Following the massive leak of surveillance data by whistleblower Edward Snowden in 2013, it was revealed that the US National Security Agency (NSA – its headquarters pictured above) had been collecting e-mail metadata as part of a program it claimed ended in 2011. However, a lawsuit filed by the New York Times has revealed that the NSA effectively continued the program from 2011 onwards, just under a different rules, and under less scrutiny from the Foreign Intelligence Surveillance Court (FISC) than the previous iteration.

The New York Times filed a Freedom of Information Act lawsuit against the NSA – the newspaper is one of the greatest proponents of the FOIA, and has used it to investigate the treatment of Guantanamo Bay detainees and the secret interpretation of the Patriot Act – through which it obtained records that the NSA ended its e-mail records program, which was authorised under the Pen Register and Trap and Trace (PRTT) provision, as “other authorities can satisfy certain foreign intelligence requirements” that its own system “had been designed to meet.”

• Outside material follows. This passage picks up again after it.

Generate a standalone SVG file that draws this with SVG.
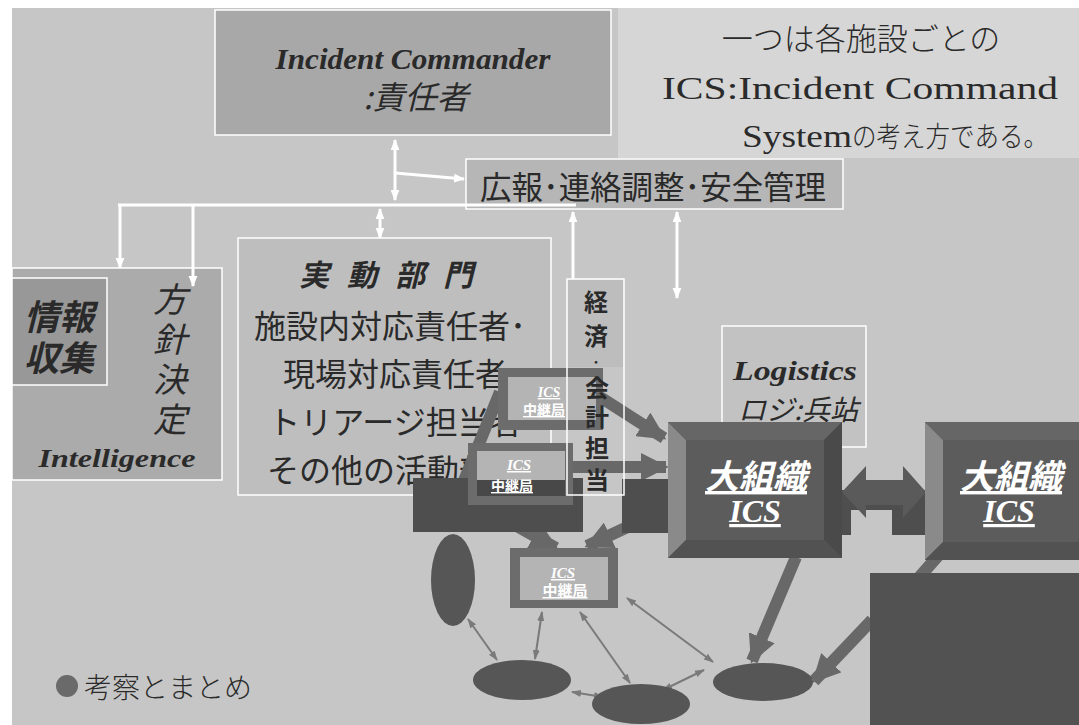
<svg xmlns="http://www.w3.org/2000/svg" width="1079" height="725" viewBox="0 0 1079 725">
<defs>
<style>
.bx{stroke:#ffffff;stroke-width:1.5}
.jp{font-family:"Noto Sans CJK JP","Liberation Sans",sans-serif;fill:#2a2a2a}
.ser{font-family:"Liberation Serif","Noto Sans CJK JP",serif;fill:#2a2a2a}
.it{font-style:italic}
.bd{font-weight:bold}
.lt{font-weight:300}
.wl{stroke:#ffffff;stroke-width:3;fill:none}
.tk{stroke:#686868;stroke-width:12;fill:none}
.tn{stroke:#7a7a7a;stroke-width:2;fill:none}
.wt{fill:#ffffff;text-decoration:underline}
.dark{fill:#4e4e4e}
.ell{fill:#565656}
</style>
<marker id="wa" viewBox="0 0 10 10" refX="9" refY="5" markerWidth="11" markerHeight="11" markerUnits="userSpaceOnUse" orient="auto-start-reverse"><path d="M0,1 L10,5 L0,9 z" fill="#ffffff"/></marker>
<marker id="ta" viewBox="0 0 10 10" refX="9" refY="5" markerWidth="28" markerHeight="28" markerUnits="userSpaceOnUse" orient="auto"><path d="M0,0 L10,5 L0,10 z" fill="#686868"/></marker>
<marker id="na" viewBox="0 0 10 10" refX="9" refY="5" markerWidth="10" markerHeight="10" markerUnits="userSpaceOnUse" orient="auto-start-reverse"><path d="M0,1.5 L10,5 L0,8.5 z" fill="#7a7a7a"/></marker>
</defs>

<rect x="0" y="0" width="1079" height="725" fill="#ffffff"/>
<rect x="12" y="8" width="1067" height="717" fill="#c6c6c6"/>

<g id="note">
<rect x="618" y="8" width="461" height="150" fill="#d6d6d6"/>
<text class="jp lt" x="861" y="50" font-size="31" text-anchor="middle" fill="#333">一つは各施設ごとの</text>
<text class="ser" x="662" y="99" font-size="31" textLength="396" lengthAdjust="spacingAndGlyphs" fill="#333">ICS:Incident Command</text>
<text class="ser" x="742" y="147" font-size="31" textLength="110" lengthAdjust="spacingAndGlyphs" fill="#333">System</text>
<text class="jp lt" x="852" y="147" font-size="28" textLength="196" lengthAdjust="spacingAndGlyphs" fill="#333">の考え方である。</text>
</g>

<g id="incident-commander">
<rect class="bx" x="215" y="10" width="396" height="125" fill="#a8a8a8"/>
<text class="ser it bd" x="413" y="69" font-size="30" text-anchor="middle" textLength="275" lengthAdjust="spacingAndGlyphs" fill="#3c3c3c">Incident Commander</text>
<text class="jp it" x="416" y="109" font-size="32" text-anchor="middle" fill="#3c3c3c">:責任者</text>
</g>

<g id="kouhou">
<rect class="bx" x="466" y="159" width="377" height="50" fill="#b6b6b6"/>
<text class="jp" x="653" y="199" font-size="32" text-anchor="middle" textLength="346" lengthAdjust="spacingAndGlyphs">広報･連絡調整･安全管理</text>
</g>

<g id="intelligence">
<rect class="bx" x="12" y="268" width="210" height="212" fill="#ababab"/>
<rect class="bx" x="12" y="278" width="95" height="107" fill="#989898"/>
<text class="jp it bd" x="59" y="330" font-size="35" text-anchor="middle" fill="#4a4a4a">情報</text>
<text class="jp it bd" x="59" y="371" font-size="35" text-anchor="middle" fill="#4a4a4a">収集</text>
<text class="jp it" x="170" y="312" font-size="34" text-anchor="middle" fill="#3a3a3a">方</text>
<text class="jp it" x="170" y="352" font-size="34" text-anchor="middle" fill="#3a3a3a">針</text>
<text class="jp it" x="170" y="392" font-size="34" text-anchor="middle" fill="#3a3a3a">決</text>
<text class="jp it" x="170" y="432" font-size="34" text-anchor="middle" fill="#3a3a3a">定</text>
<text class="ser it bd" x="117" y="467" font-size="26" text-anchor="middle" textLength="157" lengthAdjust="spacingAndGlyphs" fill="#3a3a3a">Intelligence</text>
</g>

<g id="operations">
<rect class="bx" x="238" y="238" width="313" height="257" fill="#bebebe"/>
<text class="jp it bd" x="395" y="286" font-size="30" text-anchor="middle" letter-spacing="18">実動部門</text>
<text class="jp" x="390" y="338" font-size="32" text-anchor="middle">施設内対応責任者･</text>
<text class="jp" x="395" y="386" font-size="32" text-anchor="middle">現場対応責任者</text>
<text class="jp" x="395" y="434" font-size="32" text-anchor="middle">トリアージ担当者</text>
<text class="jp" x="395" y="482" font-size="32" text-anchor="middle">その他の活動部門</text>
</g>

<g id="logistics">
<rect class="bx" x="722" y="326" width="144" height="121" fill="#c2c2c2"/>
<text class="ser it bd" x="795" y="380" font-size="28" text-anchor="middle" textLength="124" lengthAdjust="spacingAndGlyphs" fill="#333">Logistics</text>
<text class="jp it" x="798" y="420" font-size="28" text-anchor="middle" fill="#333">ロジ:兵站</text>
</g>

<g id="connectors">
<line class="wl" x1="395" y1="140" x2="395" y2="200" marker-start="url(#wa)" marker-end="url(#wa)"/>
<line class="wl" x1="395" y1="173" x2="464" y2="179" marker-end="url(#wa)"/>
<line class="wl" x1="118" y1="205" x2="576" y2="205"/>
<line class="wl" x1="120" y1="205" x2="120" y2="268" marker-end="url(#wa)"/>
<line class="wl" x1="193" y1="205" x2="193" y2="286" marker-end="url(#wa)"/>
<line class="wl" x1="380" y1="209" x2="380" y2="238" marker-start="url(#wa)" marker-end="url(#wa)"/>
<line class="wl" x1="573" y1="279" x2="573" y2="212" marker-end="url(#wa)"/>
<line class="wl" x1="677" y1="212" x2="677" y2="298" marker-start="url(#wa)" marker-end="url(#wa)"/>

<line class="tk" x1="500" y1="392" x2="444" y2="530"/>
<line class="tk" x1="600" y1="397" x2="664" y2="438" marker-end="url(#ta)"/>
<line class="tk" x1="572" y1="467" x2="666" y2="467" marker-end="url(#ta)"/>
<line class="tk" x1="668" y1="508" x2="587" y2="546" marker-end="url(#ta)"/>
<line class="tk" x1="470" y1="500" x2="556" y2="548" marker-end="url(#ta)"/>
<line class="tk" x1="796" y1="557" x2="752" y2="661" marker-end="url(#ta)"/>
<line class="tk" x1="872" y1="620" x2="814" y2="681" marker-end="url(#ta)"/>
<line class="tk" x1="945" y1="548" x2="915" y2="582"/>

<line class="tn" x1="468" y1="619" x2="497" y2="660" marker-start="url(#na)" marker-end="url(#na)"/>
<line class="tn" x1="542" y1="612" x2="535" y2="659" marker-start="url(#na)" marker-end="url(#na)"/>
<line class="tn" x1="580" y1="612" x2="630" y2="683" marker-start="url(#na)" marker-end="url(#na)"/>
<line class="tn" x1="627" y1="598" x2="713" y2="662" marker-start="url(#na)" marker-end="url(#na)"/>
<line class="tn" x1="572" y1="692" x2="603" y2="697" marker-start="url(#na)" marker-end="url(#na)"/>
<line class="tn" x1="663" y1="690" x2="704" y2="670" marker-start="url(#na)" marker-end="url(#na)"/>
</g>

<g id="shadow-blocks">
<rect class="dark" x="413" y="478" width="170" height="54"/>
<rect class="dark" x="622" y="479" width="46" height="54"/>
<rect class="dark" x="842" y="490" width="83" height="45"/>
<rect x="851" y="510" width="41" height="26" fill="#c6c6c6"/>
</g>

<g id="relay-1">
<rect x="498" y="368" width="105" height="62" fill="#6c6c6c"/>
<rect x="508" y="377" width="88" height="43" fill="#b4b4b4"/>
<text class="ser it bd wt" x="549" y="397" font-size="14" text-anchor="middle">ICS</text>
<text class="jp bd wt" x="544" y="415" font-size="14" text-anchor="middle">中継局</text>
</g>

<g id="relay-2">
<rect x="468" y="443" width="105" height="62" fill="#6c6c6c"/>
<rect x="477" y="451" width="88" height="29" fill="#b4b4b4"/>
<rect x="477" y="480" width="88" height="16" fill="#484848"/>
<text class="ser it bd wt" x="519" y="470" font-size="15" text-anchor="middle">ICS</text>
<text class="jp bd wt" x="512" y="491" font-size="14" text-anchor="middle">中継局</text>
</g>

<g id="relay-3">
<rect x="510" y="548" width="108" height="60" fill="#6c6c6c"/>
<rect x="520" y="557" width="88" height="43" fill="#b4b4b4"/>
<text class="ser it bd wt" x="563" y="578" font-size="15" text-anchor="middle">ICS</text>
<text class="jp bd wt" x="565" y="596" font-size="15" text-anchor="middle">中継局</text>
</g>

<g id="finance">
<rect class="bx" x="567" y="279" width="57" height="216" fill="none"/>
<rect x="568" y="280" width="55" height="87" fill="#bdbdbd"/>
<g class="jp bd" font-size="24" text-anchor="middle" fill="#2e2e2e">
<text x="596" y="311">経</text>
<text x="596" y="345">済</text>
<text x="596" y="367" font-size="14">･</text>
<text x="597" y="397">会</text>
<text x="597" y="426">計</text>
<text x="597" y="457">担</text>
<text x="597" y="489">当</text>
</g>
</g>

<g id="link-arrow">
<path d="M842,492 L866,466 L866,480 L903,480 L903,466 L926,492 L903,518 L903,505 L866,505 L866,518 Z" fill="#5a5a5a"/>
</g>

<g id="large-ics-1">
<rect x="668" y="422" width="174" height="136" fill="#5c5c5c"/>
<polygon points="668,422 686,440 686,540 668,558" fill="#8a8a8a"/>
<polygon points="668,422 842,422 824,440 686,440" fill="#666666"/>
<polygon points="842,422 842,558 824,540 824,440" fill="#4a4a4a"/>
<polygon points="668,558 842,558 824,540 686,540" fill="#525252"/>
<text class="jp it bd wt" x="756" y="489" font-size="34" text-anchor="middle">大組織</text>
<text class="ser it bd wt" x="755" y="522" font-size="32" text-anchor="middle">ICS</text>
</g>

<g id="large-ics-2">
<rect x="925" y="422" width="174" height="138" fill="#5c5c5c"/>
<polygon points="925,422 943,440 943,542 925,560" fill="#8a8a8a"/>
<polygon points="925,422 1099,422 1081,440 943,440" fill="#666666"/>
<polygon points="925,560 1099,560 1081,542 943,542" fill="#525252"/>
<text class="jp it bd wt" x="1011" y="489" font-size="34" text-anchor="middle">大組織</text>
<text class="ser it bd wt" x="1009" y="522" font-size="32" text-anchor="middle">ICS</text>
</g>

<g id="unit-a"><ellipse class="ell" cx="453" cy="580" rx="22" ry="46"/></g>
<g id="unit-b"><ellipse class="ell" cx="522" cy="680" rx="49" ry="20"/></g>
<g id="unit-c"><ellipse class="ell" cx="641" cy="704" rx="49" ry="20"/></g>
<g id="unit-d"><ellipse class="ell" cx="763" cy="682" rx="50" ry="19"/></g>

<g id="dark-block">
<rect x="870" y="573" width="209" height="152" fill="#525252"/>
</g>

<g id="footer">
<circle cx="67" cy="686" r="11" fill="#6a6a6a"/>
<text class="jp lt" x="84" y="698" font-size="28" fill="#a2a2a2">考察とまとめ</text>
</g>
</svg>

The new method allowed the NSA to bypass much of the oversight it was under by FISC, which included the following rules:

“The databases could be queried using an identifier such as an email address only when an analyst had a reasonable and articulable suspicion that the email address was associated with certain specified foreign terrorist organizations that were the subject of FBI counterterrorism investigations. The basis for that suspicion had to be documented in writing and approved by a limited number of designated approving officials identified in the Court’s Order. Moreover, if an identifier was reasonably believed to be used by a United States person, NSA’s Office of General Counsel would also review the determination to ensure that the suspected association was not based solely on First Amendment-protected activities.”

The two new methods that the NSA exploited to continue collecting e-mail metadata without the above oversight were:

  • Obtaining data collected by foreign intelligence agencies, such as the UK’s GCHQ, and;
  • Using the Foreign Intelligence Surveillance Act Amendments of 2008 to collect the metadata of non-citizens of home soil without a warrant, which included e-mails sent to and from US citizens.

The NSA and Office of the Director of National Intelligence did not respond to the New York Times’ request for comment on these revelations.